C'est le genre de livre, très sombre, mais pas d'une noirceur vive, plutôt d'un gris anthracite bien boueux, qui fait se dire deux choses aux gens privilégiés dans mon espèce : soit que décidément cette misère est horrible, soit (attention, phrase moralisatrice) que décidément, j'ai beaucoup de chance et je devrais arrêter de me plaindre.
Commençons par l'aspect social, raison pour laquelle j'ai ouvert le livre (et accessoirement parce que l'autrice a un nom en U et qu'il me fallait cette lettre pour le défi ABC et... bon, ça va, j'essaie de détendre l'atmosphère, car ce qui va suivre est loin d'être joyeux.)
Telle est mon impression après une lecture effectuée presque d'une traite.

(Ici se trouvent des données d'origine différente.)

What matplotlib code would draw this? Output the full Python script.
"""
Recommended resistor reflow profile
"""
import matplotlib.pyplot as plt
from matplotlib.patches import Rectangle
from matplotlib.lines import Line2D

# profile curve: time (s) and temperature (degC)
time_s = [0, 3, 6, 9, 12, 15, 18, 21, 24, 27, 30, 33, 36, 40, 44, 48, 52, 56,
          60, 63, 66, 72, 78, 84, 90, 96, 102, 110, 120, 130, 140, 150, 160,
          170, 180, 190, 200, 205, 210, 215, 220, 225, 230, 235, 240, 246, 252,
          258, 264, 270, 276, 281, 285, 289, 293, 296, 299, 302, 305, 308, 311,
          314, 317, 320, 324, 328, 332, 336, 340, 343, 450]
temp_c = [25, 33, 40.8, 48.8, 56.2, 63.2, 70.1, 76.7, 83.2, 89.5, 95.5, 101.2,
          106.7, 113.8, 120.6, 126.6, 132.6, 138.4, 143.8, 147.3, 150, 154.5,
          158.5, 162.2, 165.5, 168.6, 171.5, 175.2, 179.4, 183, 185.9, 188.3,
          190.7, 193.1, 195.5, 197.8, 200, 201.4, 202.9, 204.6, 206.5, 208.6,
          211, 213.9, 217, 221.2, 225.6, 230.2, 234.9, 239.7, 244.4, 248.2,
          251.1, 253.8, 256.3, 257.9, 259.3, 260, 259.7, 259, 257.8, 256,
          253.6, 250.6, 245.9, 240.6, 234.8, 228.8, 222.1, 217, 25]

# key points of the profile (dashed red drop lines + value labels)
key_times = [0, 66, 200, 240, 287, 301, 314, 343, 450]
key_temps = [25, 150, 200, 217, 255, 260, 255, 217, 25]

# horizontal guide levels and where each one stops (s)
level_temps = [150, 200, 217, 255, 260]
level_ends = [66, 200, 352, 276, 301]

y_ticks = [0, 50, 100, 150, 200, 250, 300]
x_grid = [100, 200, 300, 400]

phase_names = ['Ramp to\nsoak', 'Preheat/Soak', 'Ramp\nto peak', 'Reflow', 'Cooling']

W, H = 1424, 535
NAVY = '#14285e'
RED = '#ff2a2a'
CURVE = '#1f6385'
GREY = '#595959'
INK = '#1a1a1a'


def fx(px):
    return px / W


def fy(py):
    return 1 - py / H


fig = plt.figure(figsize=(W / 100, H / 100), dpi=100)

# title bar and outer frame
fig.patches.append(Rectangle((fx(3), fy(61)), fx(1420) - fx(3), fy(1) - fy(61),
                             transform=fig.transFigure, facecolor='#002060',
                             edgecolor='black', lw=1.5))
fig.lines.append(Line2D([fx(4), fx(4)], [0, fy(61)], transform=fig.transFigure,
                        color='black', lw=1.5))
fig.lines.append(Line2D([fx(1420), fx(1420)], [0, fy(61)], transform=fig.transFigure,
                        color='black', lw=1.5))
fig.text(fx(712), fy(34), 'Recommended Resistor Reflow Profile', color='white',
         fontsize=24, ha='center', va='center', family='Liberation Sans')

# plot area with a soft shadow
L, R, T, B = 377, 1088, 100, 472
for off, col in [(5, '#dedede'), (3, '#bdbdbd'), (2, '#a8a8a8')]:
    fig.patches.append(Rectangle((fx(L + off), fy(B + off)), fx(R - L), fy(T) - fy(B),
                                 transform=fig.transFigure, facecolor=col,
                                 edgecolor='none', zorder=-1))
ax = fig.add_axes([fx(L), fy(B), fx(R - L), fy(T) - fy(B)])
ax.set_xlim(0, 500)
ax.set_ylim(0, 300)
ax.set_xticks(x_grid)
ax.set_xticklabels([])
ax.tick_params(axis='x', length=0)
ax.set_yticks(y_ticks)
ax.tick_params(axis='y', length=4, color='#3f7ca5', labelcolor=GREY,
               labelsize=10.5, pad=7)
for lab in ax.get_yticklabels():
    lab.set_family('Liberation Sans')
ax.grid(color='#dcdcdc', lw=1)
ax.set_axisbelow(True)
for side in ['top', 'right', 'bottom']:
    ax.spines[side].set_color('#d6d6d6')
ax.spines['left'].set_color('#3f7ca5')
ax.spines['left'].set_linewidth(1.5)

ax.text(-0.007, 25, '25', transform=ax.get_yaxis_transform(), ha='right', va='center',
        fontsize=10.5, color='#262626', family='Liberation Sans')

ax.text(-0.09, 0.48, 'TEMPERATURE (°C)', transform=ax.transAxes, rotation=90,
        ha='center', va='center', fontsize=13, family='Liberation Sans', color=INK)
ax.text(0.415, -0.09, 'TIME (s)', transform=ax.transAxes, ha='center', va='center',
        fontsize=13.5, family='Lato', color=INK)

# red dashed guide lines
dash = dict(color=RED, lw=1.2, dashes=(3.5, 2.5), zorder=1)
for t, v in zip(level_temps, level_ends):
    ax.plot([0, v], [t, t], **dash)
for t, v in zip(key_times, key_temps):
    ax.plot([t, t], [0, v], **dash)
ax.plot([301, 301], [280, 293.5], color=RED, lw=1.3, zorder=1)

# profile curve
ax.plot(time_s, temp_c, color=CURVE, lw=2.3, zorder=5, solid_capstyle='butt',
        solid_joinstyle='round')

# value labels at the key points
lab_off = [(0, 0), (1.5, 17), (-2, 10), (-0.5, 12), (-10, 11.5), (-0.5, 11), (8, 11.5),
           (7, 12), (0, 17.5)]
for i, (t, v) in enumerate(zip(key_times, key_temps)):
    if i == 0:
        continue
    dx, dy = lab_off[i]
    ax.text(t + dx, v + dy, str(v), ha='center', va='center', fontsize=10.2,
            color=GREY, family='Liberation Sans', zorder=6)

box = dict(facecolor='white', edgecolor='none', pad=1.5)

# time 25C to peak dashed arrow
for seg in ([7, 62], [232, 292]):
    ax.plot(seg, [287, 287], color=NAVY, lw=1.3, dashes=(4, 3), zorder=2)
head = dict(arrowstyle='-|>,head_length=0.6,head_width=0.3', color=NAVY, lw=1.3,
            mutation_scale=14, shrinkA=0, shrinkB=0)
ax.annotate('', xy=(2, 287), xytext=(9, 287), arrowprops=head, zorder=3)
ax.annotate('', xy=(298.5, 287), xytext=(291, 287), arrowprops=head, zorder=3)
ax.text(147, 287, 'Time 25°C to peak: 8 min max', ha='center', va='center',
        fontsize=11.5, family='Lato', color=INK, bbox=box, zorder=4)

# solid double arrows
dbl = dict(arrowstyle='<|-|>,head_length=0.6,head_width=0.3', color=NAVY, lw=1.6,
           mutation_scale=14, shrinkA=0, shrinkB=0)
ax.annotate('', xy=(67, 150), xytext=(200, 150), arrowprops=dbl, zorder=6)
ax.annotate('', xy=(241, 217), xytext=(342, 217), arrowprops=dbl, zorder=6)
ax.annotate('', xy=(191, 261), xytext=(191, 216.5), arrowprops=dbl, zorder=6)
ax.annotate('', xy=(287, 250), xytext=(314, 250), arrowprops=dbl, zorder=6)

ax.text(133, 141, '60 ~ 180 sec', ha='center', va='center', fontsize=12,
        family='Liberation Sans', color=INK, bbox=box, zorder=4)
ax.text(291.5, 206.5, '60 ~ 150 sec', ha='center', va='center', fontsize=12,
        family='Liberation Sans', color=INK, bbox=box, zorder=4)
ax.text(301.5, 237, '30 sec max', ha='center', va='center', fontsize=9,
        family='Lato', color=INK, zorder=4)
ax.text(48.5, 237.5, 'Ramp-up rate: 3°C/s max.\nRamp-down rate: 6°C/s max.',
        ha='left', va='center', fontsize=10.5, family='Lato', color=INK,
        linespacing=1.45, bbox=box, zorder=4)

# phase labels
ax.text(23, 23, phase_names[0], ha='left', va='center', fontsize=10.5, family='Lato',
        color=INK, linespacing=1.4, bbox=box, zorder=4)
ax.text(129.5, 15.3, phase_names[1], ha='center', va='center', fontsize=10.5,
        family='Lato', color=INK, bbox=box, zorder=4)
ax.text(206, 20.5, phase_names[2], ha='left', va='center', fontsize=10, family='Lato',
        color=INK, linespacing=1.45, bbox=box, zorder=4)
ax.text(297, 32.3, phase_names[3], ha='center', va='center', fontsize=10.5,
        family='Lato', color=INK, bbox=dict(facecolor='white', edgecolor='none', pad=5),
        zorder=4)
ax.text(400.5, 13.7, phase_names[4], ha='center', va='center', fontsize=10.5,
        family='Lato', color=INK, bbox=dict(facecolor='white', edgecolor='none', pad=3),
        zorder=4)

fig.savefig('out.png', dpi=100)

J'ai plongé en cette lecture, car c'est bien un plongeon dans les abysses de l'humanité, un lieu que tout le monde, même la police, a abandonné, la Forteresse, une banlieue italienne (le seul indice qu'on aie est qu'à un moment, mention est faite des gens du sud, donc ce lieu n'est pas au Sud). L'Italie des années de plomb, en pleine misère, dans un roman social parfois trop réaliste : prison, drogue, chômage, saleté, ennui… Loin du romantisme qu'imagine Marta, un des rares personnages de l'extérieur. Il est d'ailleurs intéressant de se rendre compte que seul l'éloignement géographique de cette forteresse-prison semble un peu d'espoir (ainsi que le personnage très lumineux de la mère de Bea, la narratrice et protagoniste). N'ayant jamais vécu la pauvreté, je ne saurais dire si c'est caricatural ou bien réel, des gens plus expérimentés seront meilleurs juges en la matière.

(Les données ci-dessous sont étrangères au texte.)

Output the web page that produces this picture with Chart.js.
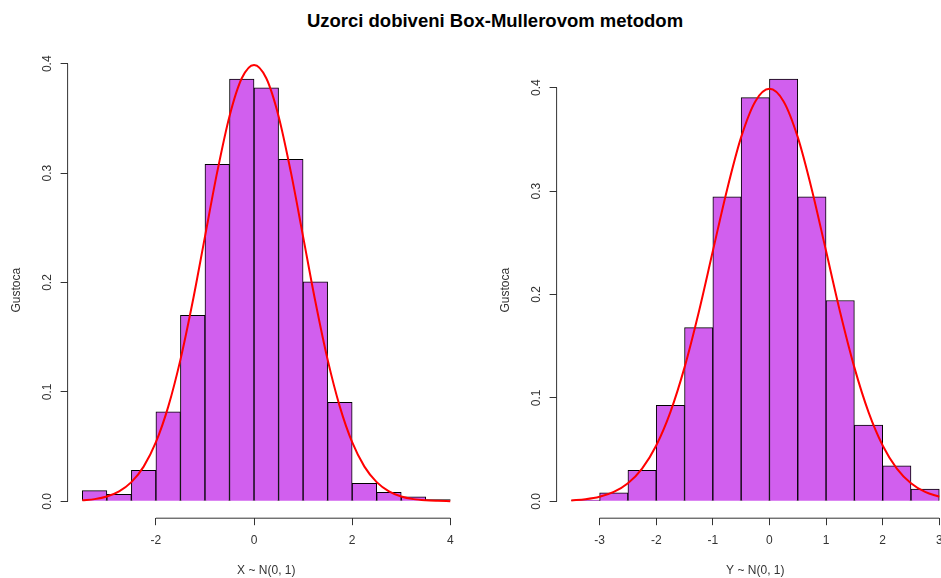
<!DOCTYPE html>
<html>
<head>
<meta charset="utf-8">
<script src="https://cdn.jsdelivr.net/npm/chart.js@4.4.1/dist/chart.umd.min.js"></script>
<style>
    body { margin: 0; background: #fff; overflow: hidden; width: 941px; height: 578px; position: relative; }
    #title { position: absolute; left: 0; width: 990px; top: 9.5px; text-align: center; font: bold 18.5px "Liberation Sans", Arial, sans-serif; color: #000; white-space: nowrap; }
    .panel { position: absolute; top: 0; width: 480px; height: 578px; }
</style>
</head>
<body>
<div id="title">Uzorci dobiveni Box-Mullerovom metodom</div>
<div class="panel" style="left:0"><canvas id="leftchart"></canvas></div>
<div class="panel" style="left:489px"><canvas id="rightchart"></canvas></div>
<script>
// histogram bins (centers) and densities
const xBins = [-3.25, -2.75, -2.25, -1.75, -1.25, -0.75, -0.25, 0.25, 0.75, 1.25, 1.75, 2.25, 2.75, 3.25, 3.75];
const xDensity = [0.0097, 0.0064, 0.0283, 0.0819, 0.170, 0.308, 0.386, 0.378, 0.3126, 0.2007, 0.0905, 0.0165, 0.0082, 0.004, 0.0015];

const yBins = [-3.25, -2.75, -2.25, -1.75, -1.25, -0.75, -0.25, 0.25, 0.75, 1.25, 1.75, 2.25, 2.75];
const yDensity = [0.0013, 0.0083, 0.030, 0.0928, 0.168, 0.2943, 0.3903, 0.4083, 0.2943, 0.1942, 0.0737, 0.0344, 0.0119];

// red density curve, read at quarter steps
const curveX = [-3.5, -3.25, -3, -2.75, -2.5, -2.25, -2, -1.75, -1.5, -1.25, -1, -0.75, -0.5, -0.25, 0,
    0.25, 0.5, 0.75, 1, 1.25, 1.5, 1.75, 2, 2.25, 2.5, 2.75, 3, 3.25, 3.5, 3.75, 4];
const curveY = [0.0009, 0.0020, 0.0044, 0.0091, 0.0175, 0.0317, 0.0540, 0.0863, 0.1295, 0.1826, 0.2420, 0.3011, 0.3521, 0.3867, 0.3989,
    0.3867, 0.3521, 0.3011, 0.2420, 0.1826, 0.1295, 0.0863, 0.0540, 0.0317, 0.0175, 0.0091, 0.0044, 0.0020, 0.0009, 0.0004, 0.0001];

const xTicksLeft = [-2, 0, 2, 4];
const xTicksRight = [-3, -2, -1, 0, 1, 2, 3];
const yTicks = [0, 0.1, 0.2, 0.3, 0.4];

const barColor = "#D15FEE";
const textColor = "#333333";
const font = "'Liberation Sans', Arial, sans-serif";

// R style axis lines: only from first to last tick
const axisLines = {
    id: 'axisLines',
    afterDraw(c) {
        const ctx = c.ctx;
        const xs = c.scales.x, ys = c.scales.y;
        ctx.save();
        ctx.strokeStyle = textColor;
        ctx.lineWidth = 1;
        ctx.beginPath();
        ctx.moveTo(xs.getPixelForValue(xs.ticks[0].value), xs.top);
        ctx.lineTo(xs.getPixelForValue(xs.ticks[xs.ticks.length - 1].value), xs.top);
        ctx.moveTo(ys.right, ys.getPixelForValue(ys.ticks[0].value));
        ctx.lineTo(ys.right, ys.getPixelForValue(ys.ticks[ys.ticks.length - 1].value));
        ctx.stroke();
        ctx.restore();
    }
};

function makeChart(id, bins, dens, lo, hi, xTicks, xmin, xmax, ymin, ymax, xTitle) {
    let cx = [], cy = [];
    for (let i = 0; i < curveX.length; i++) {
        if (curveX[i] >= lo && curveX[i] <= hi) {
            cx.push(curveX[i]);
            cy.push(curveY[i]);
        }
    }
    return new Chart(document.getElementById(id).getContext('2d'), {
        data: {
            datasets: [{
                type: 'line',
                data: cx.map((v, i) => ({x: v, y: cy[i]})),
                borderColor: "#FF0000",
                borderWidth: 2,
                pointRadius: 0,
                fill: false,
                cubicInterpolationMode: 'monotone',
                order: 0
            }, {
                type: 'bar',
                data: bins.map((v, i) => ({x: v, y: dens[i]})),
                backgroundColor: barColor,
                borderColor: "#000000",
                borderWidth: 1,
                barPercentage: 1,
                categoryPercentage: 1,
                order: 1
            }]
        },
        plugins: [axisLines],
        options: {
            responsive: false,
            animation: false,
            layout: { padding: { left: 0, right: 15, top: 62.2, bottom: 0 } },
            scales: {
                x: {
                    type: 'linear',
                    min: xmin,
                    max: xmax,
                    offset: false,
                    afterBuildTicks: s => { s.ticks = xTicks.map(v => ({value: v})); },
                    afterFit: s => { s.height = 59.8; },
                    grid: { display: true, drawOnChartArea: false, drawTicks: true, tickLength: 7, color: textColor, offset: false },
                    border: { display: false },
                    ticks: { color: textColor, padding: 8, maxRotation: 0, font: { family: font, size: 12 } },
                    title: { display: true, text: xTitle, color: textColor, font: { family: font, size: 12 }, padding: { top: 0, bottom: 0 } }
                },
                y: {
                    type: 'linear',
                    min: ymin,
                    max: ymax,
                    afterBuildTicks: s => { s.ticks = yTicks.map(v => ({value: v})); },
                    afterFit: s => { s.width = 67.6; },
                    grid: { display: true, drawOnChartArea: false, drawTicks: true, tickLength: 7, color: textColor },
                    border: { display: false },
                    ticks: {
                        color: textColor, padding: 5, minRotation: 90, maxRotation: 90, crossAlign: 'center',
                        font: { family: font, size: 12 },
                        callback: v => v.toFixed(1)
                    },
                    title: { display: true, text: "Gustoca", color: textColor, font: { family: font, size: 12 }, padding: { top: 9.8, bottom: 0 } }
                }
            },
            plugins: {
                legend: { display: false },
                tooltip: { enabled: false }
            }
        }
    });
}

document.getElementById('leftchart').width = 480;
document.getElementById('leftchart').height = 578;
document.getElementById('rightchart').width = 480;
document.getElementById('rightchart').height = 578;

makeChart('leftchart', xBins, xDensity, -3.5, 4, xTicksLeft, -3.8, 4.3, -0.01544, 0.4014, "X ~ N(0, 1)");
makeChart('rightchart', yBins, yDensity, -3.5, 3, xTicksRight, -3.76, 3.26, -0.01633, 0.4246, "Y ~ N(0, 1)");
</script>
</body>
</html>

Le style est simple, je dirais même assez pauvre, mais d'un autre côté, un style plus raffiné aurait surpris car la narratrice est peu éduquée. le langage des personnages est très fleuri, de la vulgarité un mot sur deux, il paraît que lorsqu'Hugo et
Zola mettaient des tournures un peu familières dans la bouche de leurs personnages, cela choquait, mais là, ce sont des torrents d'insultes. Pas très beau, mais normal.
J'aborde plus brièvement d'autres thèmes :
La relation des Jumeaux, pas si fraternelle que cela, est un amour-haine assez intéressant à découvrir. Ce n'est pas malsain car les deux personnages sont ainsi, il y a donc réciprocité. Les premières pages, on a l'impression qu'ils se haïssent, impression qui s'atténue au bout d'un très long moment. D'ailleurs, si la protagoniste ne parle et n'agit pas toujours sincèrement, la narratrice, elle, est sincère, grâce aux quelques passages en italique qui traduisent ce que Beatrice pense et ressent réellement.
L'intrigue et l'aspect narratif. Selon moi, c'est bien mené, même si j'ai deviné la fin.
Cette fin lumineuse, écrite au futur, il fallait au moins ça, mais cela semble un maigre pensement sur des dizaines de blessures. Il y a à la fois du suspense et aucun, puisque l'on connaît la fin dès le début (on ne sait pas le pourquoi du comment, qui est révélé au milieu du roman). C'est le récit
d'une mort lente, de la fatalité des déterminismes sociaux . Si j'étais un peu cynique, je conclurais "la drogue, c'est mal, les enfants", mais d'un autre côté, c'est vrai.
D'un point de vue des références, j'ai hésité à le comparer à l'Amie Prodigieuse : même pays, même aspect social, amitié ambiguë, analepse (mot stylé pour dire "flash-back") mais il n'y a pas cette galerie de personnages dans
le bruit de tes pas et c'est plus sombre. Sur ce, je remercie l'auteur de la liste "romancières italiennes", qui m'aura fait découvrir ce roman, vous salue en présentant mes excuses pour la longueur et m'en retourne lire des choses plus gaies.